Last Monday (22 July 2013) was the 50th anniversary of Sarawak independence from Britain. Although it isn’t a gazetted public holiday, local newspapers over the preceding week highlighted the upcoming re-enactment of the independence ceremony, in which the last British Governor, Sir Alexander Waddell, formally handed sovereignty over to Tuan Haji Openg, the first Yang di-Pertua (Governor of Sarawak), on behalf of the people of Sarawak.
The ceremony, forgotten in the past, appeared to be a pointed reminder to the national government in Putrajaya that elements in both Sabah and Sarawak are demanding a more assertive approach to the governance of their own affairs.

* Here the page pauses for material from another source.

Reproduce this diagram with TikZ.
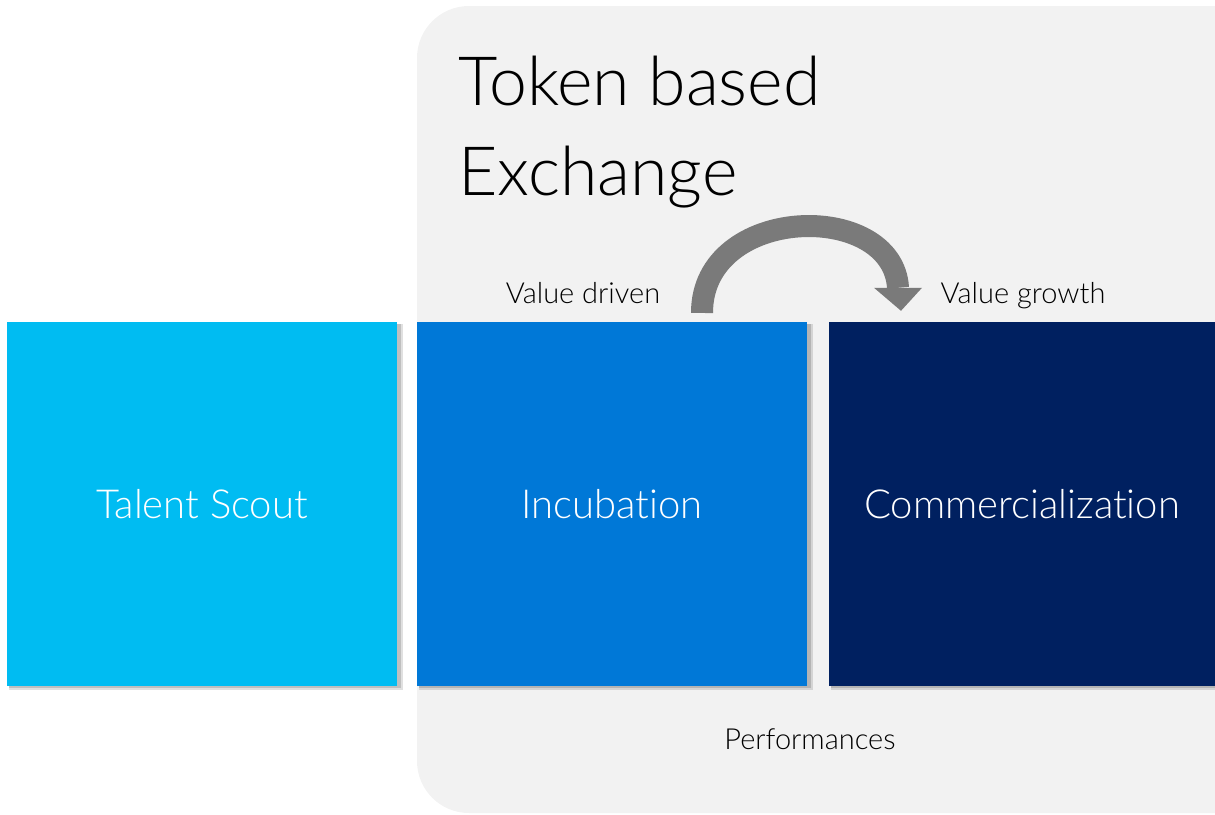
\documentclass[tikz,border=0pt]{standalone}
\usepackage{fontspec}
\setmainfont{Lato Light}[Ligatures={NoCommon}]
\usetikzlibrary{calc}
\definecolor{panel}{HTML}{F2F2F2}
\definecolor{cTalent}{HTML}{00BCF2}
\definecolor{cInc}{HTML}{0078D7}
\definecolor{cCom}{HTML}{002060}
\definecolor{arrowgray}{HTML}{7A7A7A}
\begin{document}
\begin{tikzpicture}[x=1pt,y=-1pt,
  stage/.style={fill=#1, minimum width=390pt, minimum height=364pt, inner sep=0pt, text=white, font=\fontsize{40}{46}\selectfont},
  small/.style={font=\fontsize{29}{33}\selectfont, text=black, inner sep=0pt, anchor=base},
]
\useasboundingbox (0,0) rectangle (1215,814);
% panel
\fill[panel, rounded corners=52pt] (417,6) rectangle (1270,813);
% shadows
\foreach \x/\w in {7/390,417/390,829/390}{
  \fill[black, opacity=0.12] (\x+2,324) rectangle (\x+\w+6,690);
  \fill[black, opacity=0.15] (\x+2,324) rectangle (\x+\w+4,688);
}
\node[stage=cTalent] (talent) at (202,504) {Talent Scout};
\node[stage=cInc] (inc) at (612,504) {Incubation};
\node[stage=cCom, minimum width=400pt] (com) at (1029,504) {};
\node[text=white, font=\fontsize{40}{46}\selectfont, inner sep=0pt] (comtxt) at (1022,504) {Commercialization};
% title
\node[anchor=base west, inner sep=0pt, font=\fontsize{68}{80}\selectfont] (t1) at (458,105) {Token based};
\node[anchor=base west, inner sep=0pt, font=\fontsize{68}{80}\selectfont] (t2) at (458,195) {Exchange};
% labels
\node[small] (vd) at (583,303) {Value driven};
\node[small] (vg) at (1023,303) {Value growth};
\node[small] (perf) at (810,749) {Performances};
% arrow
\coordinate (a0) at ($(inc.north)+(90,-10)$);
\coordinate (a1) at ($(com.north)+(-131,-34)$);
\coordinate (tip) at ($(com.north)+(-128,-11)$);
\draw[arrowgray, line width=22pt] (a0) -- ($(a0)+(0,1)$) .. controls ($(a0)+(0,-108)$) and ($(a1)+(-5,-88)$) .. (a1);
\fill[arrowgray] ($(a1)+(-24,0)$) -- ($(a1)+(24,0)$) -- (tip) -- cycle;
\end{tikzpicture}
\end{document}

The British took over the role of protecting Sarawak in 1888, formally becoming a colony in July 1946. On 22nd July 1963 Britain granted Sarawak full independence, where it became a sovereign state in its own right.
Many, if not most Malaysians are unaware that Sarawak was indeed, if only for a short time, a fully independent state before it entered into the Malaysia Agreement to form the Federation of Malaysia along with Sabah, Malaya, and Singapore, which formally came into effect on 16th September 1963, the actual birth date of Malaysia. Sarawak’s status, like Sabah’s within the Federation was defined by the 18 Points Agreement, which gave Sarawak (20 points in Sabah) sole responsibility in governing many aspects of its territory.

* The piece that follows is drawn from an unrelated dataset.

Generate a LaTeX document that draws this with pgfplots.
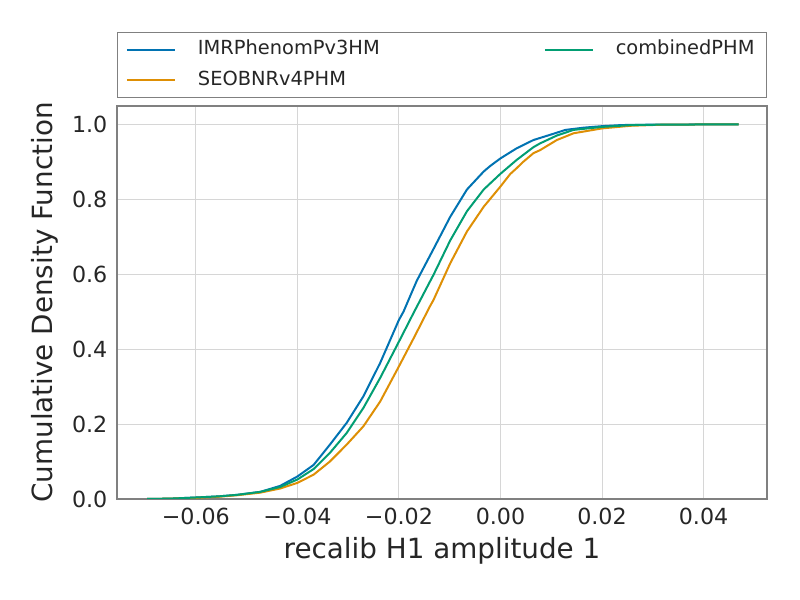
\documentclass[border=0pt]{standalone}
\usepackage{fontspec}
\setmainfont{DejaVu Sans}
\usepackage{pgfplots}
\pgfplotsset{compat=1.18}
\definecolor{cbblue}{HTML}{0173B2}
\definecolor{cborange}{HTML}{DE8F05}
\definecolor{cbgreen}{HTML}{029E73}
\definecolor{txt}{HTML}{262626}
\definecolor{framec}{HTML}{808080}
\definecolor{gridc}{HTML}{D6D6D6}
\begin{document}
\begin{tikzpicture}
\path[use as bounding box] (-58.5pt,-50.5pt) rectangle (341.5pt,249.5pt);
\begin{axis}[
  scale only axis, width=325pt, height=196.5pt,
  xmin=-0.07553, xmax=0.05249, ymin=0, ymax=1.0488,
  scaled x ticks=false, scaled y ticks=false,
  xtick={-0.06,-0.04,-0.02,0,0.02,0.04},
  xticklabels={−0.06,−0.04,−0.02,0.00,0.02,0.04},
  ytick={0,0.2,0.4,0.6,0.8,1.0},
  yticklabels={0.0,0.2,0.4,0.6,0.8,1.0},
  tick label style={font=\fontsize{11.1}{13}\selectfont, text=txt},
  yticklabel style={xshift=-1.3pt},
  xticklabel style={yshift=-1pt},
  grid=major, major grid style={gridc, line width=0.5pt},
  axis line style={framec, line width=0.7pt},
  major tick length=0pt,
  xlabel={recalib H1 amplitude 1},
  ylabel={Cumulative Density Function},
  every axis x label/.style={at={(axis description cs:0.5,-0.1323)}, anchor=center, font=\fontsize{13.9}{16}\selectfont, text=txt},
  every axis y label/.style={at={(axis description cs:-0.1108,0.5)}, rotate=90, anchor=center, font=\fontsize{13.9}{16}\selectfont, text=txt},
  legend columns=2,
  transpose legend,
  legend cell align=left,
  legend image code/.code={\draw[#1] (0pt,0pt) -- (24pt,0pt);},
  legend style={at={(axis description cs:0,1)}, anchor=south west, yshift=4pt,
    draw=framec, line width=0.6pt, text=txt, font=\fontsize{9.7}{11}\selectfont,
    inner xsep=4.2pt, inner ysep=2pt, row sep=2pt,
    nodes={inner sep=2pt, text height=7.2pt, text depth=2pt},
    /tikz/every odd column/.append style={column sep=9pt},
    /tikz/every even column/.append style={column sep=80pt}},
]
\addplot[cbblue, line width=1pt] coordinates {
(-0.0696,0.000) (-0.065,0.001) (-0.060,0.004) (-0.0555,0.007) (-0.0519,0.011)
(-0.0473,0.019) (-0.0434,0.035) (-0.0400,0.060) (-0.0368,0.091) (-0.0336,0.145)
(-0.0303,0.203) (-0.0270,0.274) (-0.0237,0.363) (-0.0200,0.478) (-0.0191,0.500)
(-0.0165,0.582) (-0.0132,0.667) (-0.0099,0.753) (-0.0066,0.826) (-0.0033,0.874)
(-0.0020,0.889) (0.0000,0.909) (0.0032,0.936) (0.0065,0.958) (0.0098,0.972)
(0.0128,0.985) (0.0164,0.991) (0.0200,0.995) (0.0240,0.998) (0.0300,0.999)
(0.0469,1.000)};
\addlegendentry{IMRPhenomPv3HM}
\addplot[cborange, line width=1pt] coordinates {
(-0.0696,0.000) (-0.065,0.001) (-0.060,0.003) (-0.0555,0.006) (-0.0519,0.010)
(-0.0473,0.017) (-0.0434,0.028) (-0.0400,0.043) (-0.0368,0.065) (-0.0336,0.100)
(-0.0303,0.145) (-0.0270,0.194) (-0.0237,0.260) (-0.0200,0.354) (-0.0171,0.429)
(-0.0139,0.514) (-0.0132,0.531) (-0.0099,0.629) (-0.0066,0.714) (-0.0033,0.780)
(0.0000,0.834) (0.0019,0.867) (0.0032,0.883) (0.0045,0.900) (0.0065,0.923)
(0.0078,0.931) (0.0111,0.958) (0.0144,0.976) (0.0200,0.989) (0.0256,0.996)
(0.0320,0.999) (0.0469,1.000)};
\addlegendentry{SEOBNRv4PHM}
\addplot[cbgreen, line width=1pt] coordinates {
(-0.0696,0.000) (-0.065,0.001) (-0.060,0.004) (-0.0555,0.007) (-0.0519,0.011)
(-0.0473,0.019) (-0.0434,0.032) (-0.0400,0.052) (-0.0368,0.080) (-0.0336,0.123)
(-0.0303,0.176) (-0.0270,0.243) (-0.0237,0.323) (-0.0200,0.420) (-0.0171,0.497)
(-0.0139,0.580) (-0.0132,0.598) (-0.0099,0.690) (-0.0066,0.768) (-0.0033,0.826)
(0.0000,0.868) (0.0032,0.905) (0.0065,0.939) (0.0078,0.949) (0.0111,0.970)
(0.0144,0.985) (0.0200,0.993) (0.0260,0.998) (0.0320,0.999) (0.0469,1.000)};
\addlegendentry{combinedPHM}
\end{axis}
\end{tikzpicture}
\end{document}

There is a sentiment in many quarters within Sarawakian society that the state’s rich and diverse history has been lost in favor of the ‘national Merdeka’ narratives dominated by the stories of the independence movement within the Malay Peninsula. As a consequence, Liberation Day, as independence from Britain is called in Sarawak, has become a forgotten annal in Malaysia’s history.
After the last planning meeting for the Liberation Day ceremony, Sarawak Resource Planning and Environment Minister (Datuk Amar) Haji Awang Tengah Ali Hasan told the media at a press conference that the facts surrounding this day should be featured much stronger in national history curriculum, as this event had great significance, marking the beginning of the state being ruled by Sarawakians themselves.

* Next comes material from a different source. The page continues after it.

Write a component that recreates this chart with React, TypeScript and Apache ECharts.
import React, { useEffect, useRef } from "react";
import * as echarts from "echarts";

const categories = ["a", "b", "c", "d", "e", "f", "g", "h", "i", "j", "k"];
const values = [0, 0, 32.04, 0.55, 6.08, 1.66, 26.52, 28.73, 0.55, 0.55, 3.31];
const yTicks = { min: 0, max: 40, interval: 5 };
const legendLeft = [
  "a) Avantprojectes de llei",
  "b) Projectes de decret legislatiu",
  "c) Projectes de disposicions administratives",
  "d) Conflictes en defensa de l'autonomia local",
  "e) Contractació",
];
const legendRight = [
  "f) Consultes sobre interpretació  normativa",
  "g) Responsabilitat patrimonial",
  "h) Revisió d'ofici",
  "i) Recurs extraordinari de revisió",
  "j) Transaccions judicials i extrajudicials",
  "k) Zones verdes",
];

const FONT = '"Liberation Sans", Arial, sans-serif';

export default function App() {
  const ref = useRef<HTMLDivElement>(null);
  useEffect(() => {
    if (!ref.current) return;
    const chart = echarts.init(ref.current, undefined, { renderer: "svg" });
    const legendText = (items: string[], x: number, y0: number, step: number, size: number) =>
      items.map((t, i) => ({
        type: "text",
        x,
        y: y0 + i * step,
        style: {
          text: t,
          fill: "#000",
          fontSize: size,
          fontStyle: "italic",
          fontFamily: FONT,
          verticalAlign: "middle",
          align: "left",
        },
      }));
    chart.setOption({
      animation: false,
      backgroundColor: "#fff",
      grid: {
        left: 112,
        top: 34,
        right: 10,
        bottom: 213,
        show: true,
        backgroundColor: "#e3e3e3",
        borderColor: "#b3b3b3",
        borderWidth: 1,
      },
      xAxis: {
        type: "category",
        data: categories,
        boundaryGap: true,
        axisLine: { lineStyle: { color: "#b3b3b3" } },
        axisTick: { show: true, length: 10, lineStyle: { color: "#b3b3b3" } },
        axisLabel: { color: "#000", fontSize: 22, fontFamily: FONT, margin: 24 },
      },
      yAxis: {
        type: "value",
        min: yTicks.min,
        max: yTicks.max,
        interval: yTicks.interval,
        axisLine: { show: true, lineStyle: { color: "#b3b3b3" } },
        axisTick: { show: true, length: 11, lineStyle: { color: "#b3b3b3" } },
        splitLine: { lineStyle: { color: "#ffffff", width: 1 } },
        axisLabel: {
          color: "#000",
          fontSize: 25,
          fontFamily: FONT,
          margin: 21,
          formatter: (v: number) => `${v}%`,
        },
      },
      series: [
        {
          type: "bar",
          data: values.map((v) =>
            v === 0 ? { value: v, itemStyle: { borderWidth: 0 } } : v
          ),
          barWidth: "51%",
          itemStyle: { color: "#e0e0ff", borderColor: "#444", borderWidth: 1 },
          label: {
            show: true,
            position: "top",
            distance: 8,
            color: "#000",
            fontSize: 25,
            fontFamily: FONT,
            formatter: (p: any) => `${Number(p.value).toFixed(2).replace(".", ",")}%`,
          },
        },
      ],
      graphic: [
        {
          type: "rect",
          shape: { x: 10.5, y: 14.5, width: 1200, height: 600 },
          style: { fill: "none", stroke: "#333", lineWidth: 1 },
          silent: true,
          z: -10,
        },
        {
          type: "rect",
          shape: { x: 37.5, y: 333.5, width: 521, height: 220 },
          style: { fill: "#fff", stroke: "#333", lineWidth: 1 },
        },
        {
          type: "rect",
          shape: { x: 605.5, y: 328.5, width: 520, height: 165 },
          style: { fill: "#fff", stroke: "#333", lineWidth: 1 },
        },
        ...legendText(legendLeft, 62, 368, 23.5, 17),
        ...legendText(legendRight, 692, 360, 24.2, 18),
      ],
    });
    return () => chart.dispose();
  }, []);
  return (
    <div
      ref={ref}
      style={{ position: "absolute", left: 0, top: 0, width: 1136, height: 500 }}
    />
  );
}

This re-enactment ceremony occurred at a time where there is a growing sentiment within Government to tackle planning and development more within local paradigms, in contrast to just following national agendas in the past. Just how independent and “Sarawak-centric” future development policy shapes up between Kuching and Putrajaya will be interesting to see over the next couple of years.